No is the answer of Sharia council member Abu al-Walid al-Maqdisi. Since the football players are paid according to the number of goals they score, this amounts to a form of gambling, which is forbidden in Islam: “The Prophet (may God bless him and grant him peace) said that money rewards in competitions are only allowed under three circumstances: Horse races, camel races and archery, because these are activities that are useful in war”.
Unless all the players are paid evenly, it is forbidden to participate in these football matches, as well as watching them on TV or reading about them in the news. Al-Maqdisi also reminds his readers that the soccer matches encourages loyalty to the sport teams rather than to God, as well as “unnecessary fun” and inattention to the religion:
“These matches are invented by our enemies, and through the matches they seek to distract us from jihad towards them. They want to weaken the Islamic umma and make them waste their time on trivial things instead of religion.”
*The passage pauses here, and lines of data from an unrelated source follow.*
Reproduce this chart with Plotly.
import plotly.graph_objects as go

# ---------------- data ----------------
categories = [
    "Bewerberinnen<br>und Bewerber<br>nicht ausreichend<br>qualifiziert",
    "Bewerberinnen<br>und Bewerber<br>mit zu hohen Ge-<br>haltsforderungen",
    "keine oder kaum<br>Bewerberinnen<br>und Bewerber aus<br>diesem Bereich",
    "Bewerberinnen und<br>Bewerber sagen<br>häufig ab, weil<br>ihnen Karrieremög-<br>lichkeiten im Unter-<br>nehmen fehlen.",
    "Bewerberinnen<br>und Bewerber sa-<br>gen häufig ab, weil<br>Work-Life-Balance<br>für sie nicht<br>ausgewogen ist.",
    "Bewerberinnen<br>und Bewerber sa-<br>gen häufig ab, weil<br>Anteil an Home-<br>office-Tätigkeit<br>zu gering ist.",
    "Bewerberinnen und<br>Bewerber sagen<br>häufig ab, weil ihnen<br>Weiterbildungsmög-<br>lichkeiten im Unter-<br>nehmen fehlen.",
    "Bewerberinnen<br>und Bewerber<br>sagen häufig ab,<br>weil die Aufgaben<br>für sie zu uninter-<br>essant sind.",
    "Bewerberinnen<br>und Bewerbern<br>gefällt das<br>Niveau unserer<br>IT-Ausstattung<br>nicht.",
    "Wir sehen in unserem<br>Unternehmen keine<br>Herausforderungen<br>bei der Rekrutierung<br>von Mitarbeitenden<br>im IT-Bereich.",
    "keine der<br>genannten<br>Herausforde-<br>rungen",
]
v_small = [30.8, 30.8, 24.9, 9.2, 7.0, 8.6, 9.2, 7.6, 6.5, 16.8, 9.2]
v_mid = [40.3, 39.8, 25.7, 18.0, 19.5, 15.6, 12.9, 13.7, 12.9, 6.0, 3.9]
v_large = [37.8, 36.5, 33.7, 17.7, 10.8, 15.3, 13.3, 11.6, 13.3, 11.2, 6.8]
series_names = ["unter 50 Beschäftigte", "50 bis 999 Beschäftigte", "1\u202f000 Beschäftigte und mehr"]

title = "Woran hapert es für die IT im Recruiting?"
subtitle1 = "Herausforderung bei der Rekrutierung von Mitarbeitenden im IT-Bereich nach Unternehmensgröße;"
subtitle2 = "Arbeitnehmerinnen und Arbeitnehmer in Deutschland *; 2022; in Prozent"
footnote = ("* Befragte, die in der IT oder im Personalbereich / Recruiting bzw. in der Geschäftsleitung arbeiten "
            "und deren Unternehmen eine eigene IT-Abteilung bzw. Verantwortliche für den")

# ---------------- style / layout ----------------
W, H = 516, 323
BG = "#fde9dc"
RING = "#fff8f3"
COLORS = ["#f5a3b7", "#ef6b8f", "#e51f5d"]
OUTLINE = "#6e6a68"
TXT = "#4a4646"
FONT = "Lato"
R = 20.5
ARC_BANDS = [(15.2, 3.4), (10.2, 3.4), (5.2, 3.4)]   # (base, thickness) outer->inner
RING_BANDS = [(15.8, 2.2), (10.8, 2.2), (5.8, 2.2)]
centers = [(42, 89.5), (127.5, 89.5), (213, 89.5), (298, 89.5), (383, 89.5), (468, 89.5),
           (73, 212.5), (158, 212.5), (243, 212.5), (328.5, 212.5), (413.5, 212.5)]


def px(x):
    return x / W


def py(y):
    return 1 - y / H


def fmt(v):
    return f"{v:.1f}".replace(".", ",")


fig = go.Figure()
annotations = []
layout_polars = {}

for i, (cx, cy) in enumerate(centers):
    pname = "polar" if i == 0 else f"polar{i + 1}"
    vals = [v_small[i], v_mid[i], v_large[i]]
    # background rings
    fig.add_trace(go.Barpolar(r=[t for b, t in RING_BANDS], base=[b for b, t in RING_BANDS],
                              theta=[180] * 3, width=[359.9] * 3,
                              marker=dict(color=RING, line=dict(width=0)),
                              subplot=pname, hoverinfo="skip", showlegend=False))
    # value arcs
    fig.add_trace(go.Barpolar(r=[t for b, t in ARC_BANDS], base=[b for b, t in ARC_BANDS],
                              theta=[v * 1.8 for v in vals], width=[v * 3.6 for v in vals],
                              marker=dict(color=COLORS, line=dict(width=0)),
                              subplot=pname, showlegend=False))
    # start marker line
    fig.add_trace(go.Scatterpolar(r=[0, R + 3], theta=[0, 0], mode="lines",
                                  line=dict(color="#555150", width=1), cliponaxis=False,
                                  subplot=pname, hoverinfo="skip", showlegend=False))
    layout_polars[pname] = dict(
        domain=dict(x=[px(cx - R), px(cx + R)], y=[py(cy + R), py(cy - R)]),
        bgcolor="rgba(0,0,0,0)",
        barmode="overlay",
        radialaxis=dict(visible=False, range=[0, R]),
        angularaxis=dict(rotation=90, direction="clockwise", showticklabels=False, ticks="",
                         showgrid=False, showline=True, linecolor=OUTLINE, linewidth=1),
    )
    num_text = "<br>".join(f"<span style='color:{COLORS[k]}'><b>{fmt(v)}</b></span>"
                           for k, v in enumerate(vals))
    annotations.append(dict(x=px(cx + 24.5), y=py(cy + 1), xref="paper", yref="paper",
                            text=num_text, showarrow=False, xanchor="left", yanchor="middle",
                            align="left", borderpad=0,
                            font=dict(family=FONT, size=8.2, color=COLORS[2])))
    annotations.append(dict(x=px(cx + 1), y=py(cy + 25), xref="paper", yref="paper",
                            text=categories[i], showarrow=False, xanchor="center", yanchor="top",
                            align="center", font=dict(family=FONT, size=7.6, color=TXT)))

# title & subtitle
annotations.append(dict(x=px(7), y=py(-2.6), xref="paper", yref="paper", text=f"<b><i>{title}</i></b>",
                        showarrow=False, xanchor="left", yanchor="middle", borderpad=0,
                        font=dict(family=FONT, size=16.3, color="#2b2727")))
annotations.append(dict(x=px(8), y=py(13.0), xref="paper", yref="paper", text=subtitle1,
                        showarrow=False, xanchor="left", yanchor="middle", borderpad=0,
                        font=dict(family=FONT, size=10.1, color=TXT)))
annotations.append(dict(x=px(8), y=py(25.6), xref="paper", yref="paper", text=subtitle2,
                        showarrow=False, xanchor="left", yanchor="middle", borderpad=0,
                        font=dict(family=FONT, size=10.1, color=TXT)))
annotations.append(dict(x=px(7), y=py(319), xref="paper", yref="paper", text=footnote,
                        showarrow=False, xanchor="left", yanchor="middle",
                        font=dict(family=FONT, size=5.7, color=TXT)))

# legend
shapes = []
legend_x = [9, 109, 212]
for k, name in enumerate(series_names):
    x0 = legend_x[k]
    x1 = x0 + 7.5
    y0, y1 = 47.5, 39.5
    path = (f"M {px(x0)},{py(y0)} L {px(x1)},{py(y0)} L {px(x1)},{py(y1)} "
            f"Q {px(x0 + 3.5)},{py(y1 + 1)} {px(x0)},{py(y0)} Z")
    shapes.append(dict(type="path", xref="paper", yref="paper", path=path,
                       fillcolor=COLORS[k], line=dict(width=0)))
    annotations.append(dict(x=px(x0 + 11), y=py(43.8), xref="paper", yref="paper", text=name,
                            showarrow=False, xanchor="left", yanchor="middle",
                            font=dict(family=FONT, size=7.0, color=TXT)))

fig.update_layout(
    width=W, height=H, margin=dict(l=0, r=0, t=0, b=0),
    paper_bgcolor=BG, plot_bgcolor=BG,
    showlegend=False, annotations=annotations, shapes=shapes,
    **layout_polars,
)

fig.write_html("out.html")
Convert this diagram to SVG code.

He also denounces the fact that women are shown on TV, the sinful behavior among the players, as well as the cursing and fighting between the supporters. Not to forget that the matches can make one forget his prayer times.
Al-Maqdisi continues “I remind you of how the infidels have waged war against our religion, distorted our dogmas, ripped apart our people and cut off its limbs (…) After all this, how can any of us watch these matches that distract us from God and the duties of our religion and jihad against our enemies? Like a butterfly that sees the fire and then flies right into it.”